How to store, organize, and display collections.  Why?  Because I don't have any collections.  It's just that simple.  I used to spend a lot of time deciding how to store my DVDs, how to display various shot glasses and picture frames, and how to organize my scrapbook supplies.  And how to pack it all up each time I moved over the years.  I make literally none of those decisions anymore, because I made the single decision years ago to get rid of all of those things.  The entire lot of them, all at once.  One of my best decisions ever.  If you're just not that interested in some collection of yours anymore, let it go.

How to set up the month's budget.  When I was trying to figure out budgeting and spending, I would make monthly budgets, which helped a lot (and I still recommend the process for those who struggle with money.)  But I don't need them anymore at this point, so I just don't make budgets at all.  I know what my fixed expenses are each month as well as what our other bills are that fluctuate, like the electric bill, so I'm confident in what I spend there each month, leaving a bit for wiggle room.  After that, I save everything in various accounts, most of it auto drafted to each, and have determined what I would like to spend on other things like shoes or shampoo (in fact, I plan to track this next year to see exactly how much I spend in a year.)  I stopped shopping for the most part, so I barely touch that money anyway, so I know there's plenty for emergencies and vacations and whatever else we decide to do.  I keep things inexpensive in our day to day lives - we live well under our means - so I don't make decisions about what to budget for each category or which bills to prioritize or how to save up each month for a vacation next year.

When to pay bills.  Auto everything.  Since I already know the amounts, I don't even think about monthly bills because they just get taken out of my account.  I also know the money is in there and it doesn't matter if I got paid late or if everything is due at once (it usually is, it's all right around the 1st of the month), I don't have to 'time' my bill paying to sync with my paycheck cycles.  It's really freeing to not think about money.  Took some time to get to that point but the initial learning process and then the savings and minimalist life have been more than worth it.

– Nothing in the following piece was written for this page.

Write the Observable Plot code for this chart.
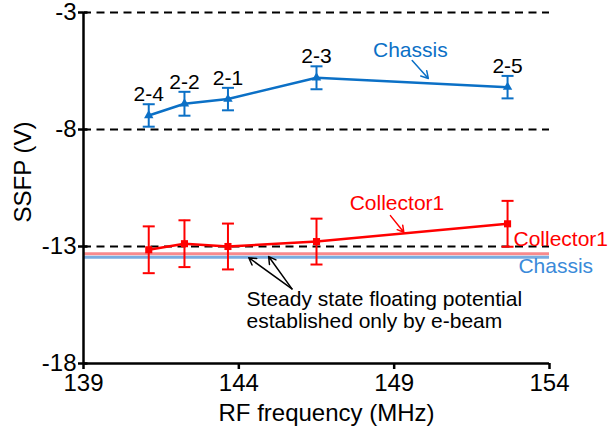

Anything regarding social media shares.  Just like paying bills, I've automated everything when it comes to sharing my blog posts.  I use apps like Hootsuite, Buffer, BoardBooster, and IFTTT to make it so each new post is automatically tweeted and that my pins are scheduled on Pinterest.  Sure, there's more promotion that I could do to get each post to a wider audience, but I value my time more.  The only tough one is Instagram, since you can't really do that there.

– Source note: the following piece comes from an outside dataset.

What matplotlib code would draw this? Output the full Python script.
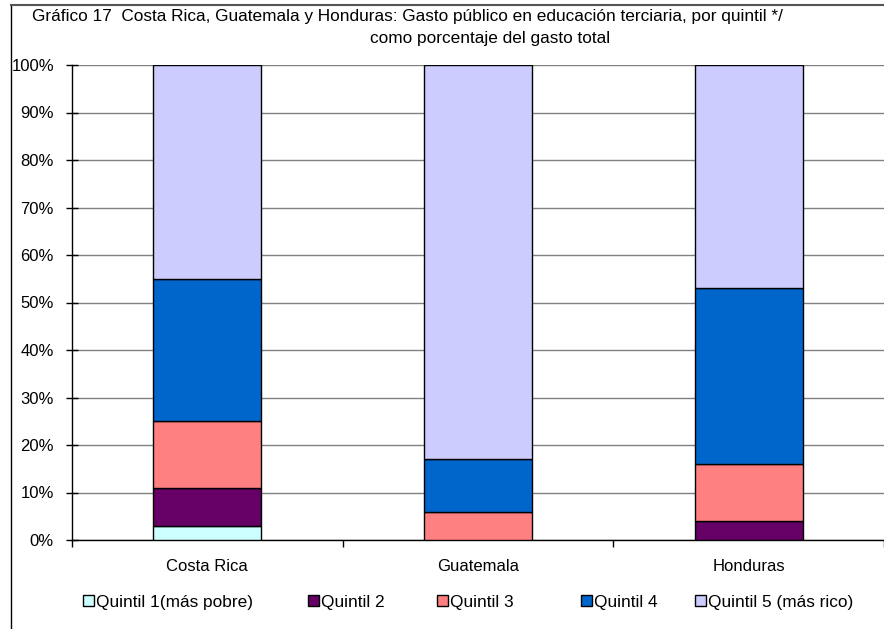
import matplotlib
matplotlib.use("Agg")
import matplotlib.pyplot as plt
from matplotlib.patches import Patch
from matplotlib.lines import Line2D
import numpy as np

plt.rcParams['font.family'] = ['Liberation Sans', 'DejaVu Sans']

countries = ["Costa Rica", "Guatemala", "Honduras"]
series_names = ["Quintil 1(más pobre)", "Quintil 2", "Quintil 3", "Quintil 4", "Quintil 5 (más rico)"]
q1 = [3, 0, 0]
q2 = [8, 0, 4]
q3 = [14, 6, 12]
q4 = [30, 11, 37]
q5 = [45, 83, 47]
colors = ["#CCFFFF", "#660066", "#FF8080", "#0066CC", "#CCCCFF"]
ytick_labels = ["0%", "10%", "20%", "30%", "40%", "50%", "60%", "70%", "80%", "90%", "100%"]

FS = 12
W, H = 884, 629
fig = plt.figure(figsize=(W / 100, H / 100), dpi=100)
ax = fig.add_axes([72 / W, 1 - 540 / H, (W - 72) / W, (540 - 65) / H])

x = np.arange(len(countries))
bottom = np.zeros(len(countries))
for vals, c, name in zip([q1, q2, q3, q4, q5], colors, series_names):
    vals = np.array(vals, dtype=float)
    ax.bar(x, vals, 0.40, bottom=bottom, color=c, edgecolor="black", linewidth=1.0, label=name, zorder=3)
    bottom += vals

ax.set_xlim(-0.5, 2.5)
ax.set_ylim(0, 100)
ax.set_yticks(np.arange(0, 101, 10))
ax.set_yticklabels(ytick_labels, fontsize=FS)
ax.yaxis.grid(True, color="#808080", linewidth=1.0, zorder=0)
ax.set_axisbelow(True)

ax.set_xticks(x)
ax.set_xticklabels(countries, fontsize=FS)
ax.tick_params(axis="x", length=0, pad=14)
ax.set_xticks([-0.5, 0.5, 1.5, 2.5], minor=True)
ax.tick_params(axis="x", which="minor", length=5, width=1, color="black", direction="out")
ax.tick_params(axis="y", length=8, width=1, color="black", direction="inout", pad=9)

for s in ["top", "right"]:
    ax.spines[s].set_visible(False)
ax.spines["left"].set_color("black")
ax.spines["bottom"].set_color("black")
ax.spines["left"].set_linewidth(1.0)
ax.spines["bottom"].set_linewidth(1.0)

# figure frame (left and top)
fig.add_artist(Line2D([11 / W, 11 / W], [0, 1 - 5 / H], transform=fig.transFigure, color="black", linewidth=1.0))
fig.add_artist(Line2D([11 / W, 1], [1 - 5 / H, 1 - 5 / H], transform=fig.transFigure, color="#555555", linewidth=1.5))

fig.text(32 / W, 1 - 17 / H,
         "Gráfico 17  Costa Rica, Guatemala y Honduras: Gasto público en educación terciaria, por quintil */",
         fontsize=12.4, ha="left", va="center")
fig.text(490 / W, 1 - 38 / H, "como porcentaje del gasto total", fontsize=12.4, ha="center", va="center")

legend_x = [83, 308, 437, 581, 695]
for lx, c, name in zip(legend_x, colors, series_names):
    fig.legend(handles=[Patch(facecolor=c, edgecolor="black", linewidth=1.0, label=name)],
               loc="center left", bbox_to_anchor=(lx / W, 1 - 602 / H), frameon=False,
               fontsize=12.4, handlelength=0.64, handleheight=0.64, handletextpad=0.12,
               borderpad=0, borderaxespad=0)

fig.savefig("out.png", dpi=100)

How to find time in my schedule.  No is my favorite word.  In fact, it was my second word ever.  My first?  Mine.  What can I say, I'm an only child.  I perfected 'No, mine' really early.  Anyway, I've gotten really great at saying no to things I don't want to do.  I used to have way more activities on my calendar and way more hobbies but it's exhausting to me.  Plus I would usually have to turn down things I really wanted to do because I had already committed to something else.  Now my schedule is so much more free.  If a college friend is randomly in town for just one day, I can make it work to be able to see them.  If my mom needs help around the house, I have at least one full weekend day open, almost every weekend.  If we decide to try a new and slightly more complicated homemade dinner recipe, I have the time in my day to prepare for that and to sit down and enjoy it.  Post 5 blog posts a week, sleep 8 hours every night, keep the house clean daily?  Not a problem.  I don't have to find time in my schedule, cancel other plans, try to balance and move things around, or rush from place to place to squeeze in everything I had said yes to.  It's lovely.

How many decisions do you think you make in your day?  Anything on my list that you're still making decisions about and want to stop?